**** Entries ****

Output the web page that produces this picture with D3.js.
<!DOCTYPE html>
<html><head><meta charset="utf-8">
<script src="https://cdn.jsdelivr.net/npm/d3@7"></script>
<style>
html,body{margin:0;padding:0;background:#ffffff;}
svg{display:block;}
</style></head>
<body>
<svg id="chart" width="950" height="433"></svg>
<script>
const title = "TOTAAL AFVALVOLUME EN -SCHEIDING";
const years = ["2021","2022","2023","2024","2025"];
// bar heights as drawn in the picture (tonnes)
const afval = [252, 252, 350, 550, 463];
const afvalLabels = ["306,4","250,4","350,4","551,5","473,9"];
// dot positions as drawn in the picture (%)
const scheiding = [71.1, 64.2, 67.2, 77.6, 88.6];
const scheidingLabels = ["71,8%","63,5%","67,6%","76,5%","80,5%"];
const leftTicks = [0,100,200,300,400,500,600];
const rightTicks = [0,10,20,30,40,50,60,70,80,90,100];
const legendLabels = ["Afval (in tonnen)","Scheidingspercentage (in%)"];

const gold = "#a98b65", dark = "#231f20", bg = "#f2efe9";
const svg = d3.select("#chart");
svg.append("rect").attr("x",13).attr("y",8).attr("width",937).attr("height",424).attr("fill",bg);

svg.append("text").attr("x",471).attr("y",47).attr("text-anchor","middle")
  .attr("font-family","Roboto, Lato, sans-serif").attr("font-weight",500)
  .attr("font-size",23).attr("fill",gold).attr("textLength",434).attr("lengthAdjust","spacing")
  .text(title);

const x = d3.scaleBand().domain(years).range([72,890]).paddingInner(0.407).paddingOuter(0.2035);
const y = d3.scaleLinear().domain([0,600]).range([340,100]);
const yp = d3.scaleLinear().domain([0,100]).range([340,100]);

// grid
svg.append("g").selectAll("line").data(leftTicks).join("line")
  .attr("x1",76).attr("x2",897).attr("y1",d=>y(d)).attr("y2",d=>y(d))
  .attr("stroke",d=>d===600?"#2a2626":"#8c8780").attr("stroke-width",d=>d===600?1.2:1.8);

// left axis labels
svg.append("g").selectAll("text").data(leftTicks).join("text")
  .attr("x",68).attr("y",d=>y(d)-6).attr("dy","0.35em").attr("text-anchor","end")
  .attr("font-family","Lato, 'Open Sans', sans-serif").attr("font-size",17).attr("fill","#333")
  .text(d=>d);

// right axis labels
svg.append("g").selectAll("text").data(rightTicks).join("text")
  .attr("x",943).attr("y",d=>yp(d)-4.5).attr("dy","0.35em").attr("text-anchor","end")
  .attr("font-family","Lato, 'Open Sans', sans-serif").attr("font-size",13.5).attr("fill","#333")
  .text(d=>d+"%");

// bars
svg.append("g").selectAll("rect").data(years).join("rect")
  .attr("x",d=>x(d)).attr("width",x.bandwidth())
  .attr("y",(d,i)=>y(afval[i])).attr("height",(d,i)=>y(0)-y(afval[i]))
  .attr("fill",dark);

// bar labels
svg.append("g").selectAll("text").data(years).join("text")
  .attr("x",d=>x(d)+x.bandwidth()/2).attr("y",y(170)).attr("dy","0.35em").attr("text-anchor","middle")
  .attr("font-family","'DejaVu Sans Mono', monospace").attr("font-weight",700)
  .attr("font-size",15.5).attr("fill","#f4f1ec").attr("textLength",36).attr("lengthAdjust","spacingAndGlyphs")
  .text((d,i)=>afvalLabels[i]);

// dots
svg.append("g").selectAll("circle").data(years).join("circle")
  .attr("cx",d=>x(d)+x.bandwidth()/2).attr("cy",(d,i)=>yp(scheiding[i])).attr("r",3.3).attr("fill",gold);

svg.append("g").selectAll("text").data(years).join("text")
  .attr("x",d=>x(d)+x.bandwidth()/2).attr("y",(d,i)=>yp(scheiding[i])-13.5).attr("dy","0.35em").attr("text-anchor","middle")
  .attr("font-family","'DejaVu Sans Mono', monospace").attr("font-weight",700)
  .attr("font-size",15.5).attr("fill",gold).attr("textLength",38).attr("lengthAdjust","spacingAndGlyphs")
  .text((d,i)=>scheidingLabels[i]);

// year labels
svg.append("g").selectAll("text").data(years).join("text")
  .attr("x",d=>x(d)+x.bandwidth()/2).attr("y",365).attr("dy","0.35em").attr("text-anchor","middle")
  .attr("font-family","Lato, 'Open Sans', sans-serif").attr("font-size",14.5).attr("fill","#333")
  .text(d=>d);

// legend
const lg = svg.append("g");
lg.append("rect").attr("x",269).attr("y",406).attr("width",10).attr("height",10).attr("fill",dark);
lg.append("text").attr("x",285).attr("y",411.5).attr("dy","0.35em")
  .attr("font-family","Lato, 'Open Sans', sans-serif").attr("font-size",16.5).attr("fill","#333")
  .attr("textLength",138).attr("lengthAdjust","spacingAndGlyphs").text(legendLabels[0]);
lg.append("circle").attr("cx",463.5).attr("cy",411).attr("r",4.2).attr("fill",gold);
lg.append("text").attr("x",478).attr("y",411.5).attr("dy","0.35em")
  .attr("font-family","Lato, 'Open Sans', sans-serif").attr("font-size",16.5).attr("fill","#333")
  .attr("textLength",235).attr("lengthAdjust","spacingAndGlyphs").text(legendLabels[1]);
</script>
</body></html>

****
**** Entries ****

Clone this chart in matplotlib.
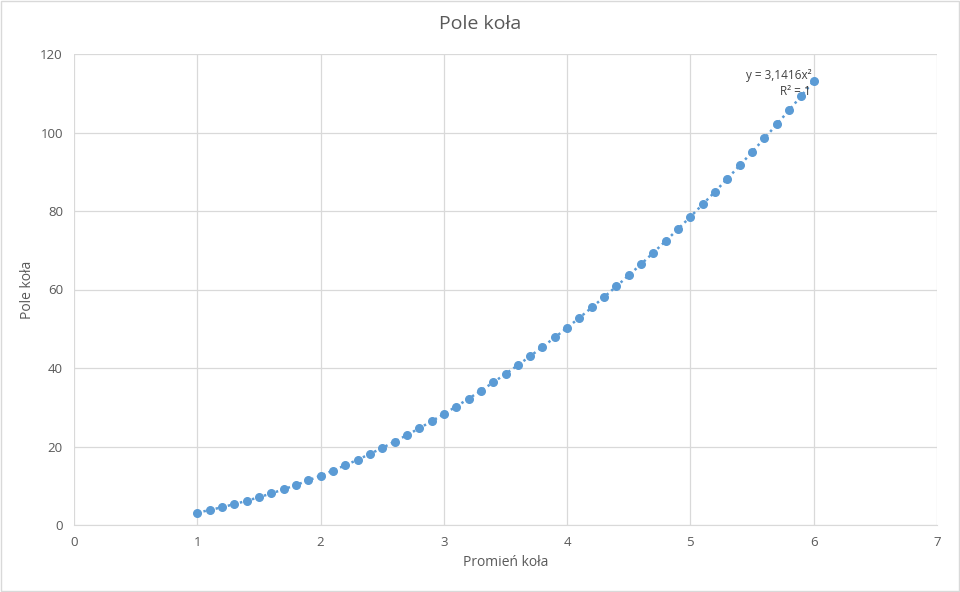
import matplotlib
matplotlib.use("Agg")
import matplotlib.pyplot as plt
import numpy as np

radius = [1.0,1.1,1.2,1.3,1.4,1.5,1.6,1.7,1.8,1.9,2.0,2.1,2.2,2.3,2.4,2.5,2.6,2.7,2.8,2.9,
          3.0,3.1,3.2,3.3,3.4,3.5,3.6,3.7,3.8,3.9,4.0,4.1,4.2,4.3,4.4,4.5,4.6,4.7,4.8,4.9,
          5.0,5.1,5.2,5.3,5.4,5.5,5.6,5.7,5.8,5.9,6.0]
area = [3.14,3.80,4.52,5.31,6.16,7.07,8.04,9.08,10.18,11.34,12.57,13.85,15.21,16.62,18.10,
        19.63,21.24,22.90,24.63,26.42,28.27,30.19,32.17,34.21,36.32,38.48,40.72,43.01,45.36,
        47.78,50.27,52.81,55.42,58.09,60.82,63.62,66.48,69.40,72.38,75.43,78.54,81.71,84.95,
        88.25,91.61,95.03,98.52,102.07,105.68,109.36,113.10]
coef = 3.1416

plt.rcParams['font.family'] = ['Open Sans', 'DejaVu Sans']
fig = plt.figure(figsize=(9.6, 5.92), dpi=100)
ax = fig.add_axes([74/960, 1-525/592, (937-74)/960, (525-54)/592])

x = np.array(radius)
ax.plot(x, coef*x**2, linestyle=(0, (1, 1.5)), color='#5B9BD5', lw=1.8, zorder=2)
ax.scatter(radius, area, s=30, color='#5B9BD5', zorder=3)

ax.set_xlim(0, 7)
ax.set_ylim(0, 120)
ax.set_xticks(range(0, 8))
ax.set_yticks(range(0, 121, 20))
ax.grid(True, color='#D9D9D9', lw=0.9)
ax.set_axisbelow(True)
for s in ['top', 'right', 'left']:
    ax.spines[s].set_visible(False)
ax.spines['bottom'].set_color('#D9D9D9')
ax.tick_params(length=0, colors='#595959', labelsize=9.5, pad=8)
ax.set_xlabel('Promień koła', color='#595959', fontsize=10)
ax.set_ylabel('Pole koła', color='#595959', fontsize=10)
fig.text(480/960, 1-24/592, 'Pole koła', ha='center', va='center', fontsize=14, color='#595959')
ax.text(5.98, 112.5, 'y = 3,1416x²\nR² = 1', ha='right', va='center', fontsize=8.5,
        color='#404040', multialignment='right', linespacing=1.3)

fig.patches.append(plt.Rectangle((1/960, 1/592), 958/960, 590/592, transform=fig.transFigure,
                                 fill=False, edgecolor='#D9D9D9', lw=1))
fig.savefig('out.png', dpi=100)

****
**** Entries ****

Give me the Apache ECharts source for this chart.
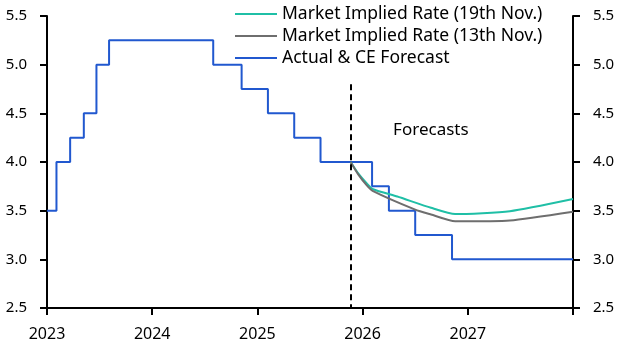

****

What this task involves —
Copy the listing above exactly, but only from the line with "Clone this chart in matplotlib." through the line with "import numpy as np", including those two lines and excluding any picture.

Answer —
Clone this chart in matplotlib.
import matplotlib
matplotlib.use("Agg")
import matplotlib.pyplot as plt
import numpy as np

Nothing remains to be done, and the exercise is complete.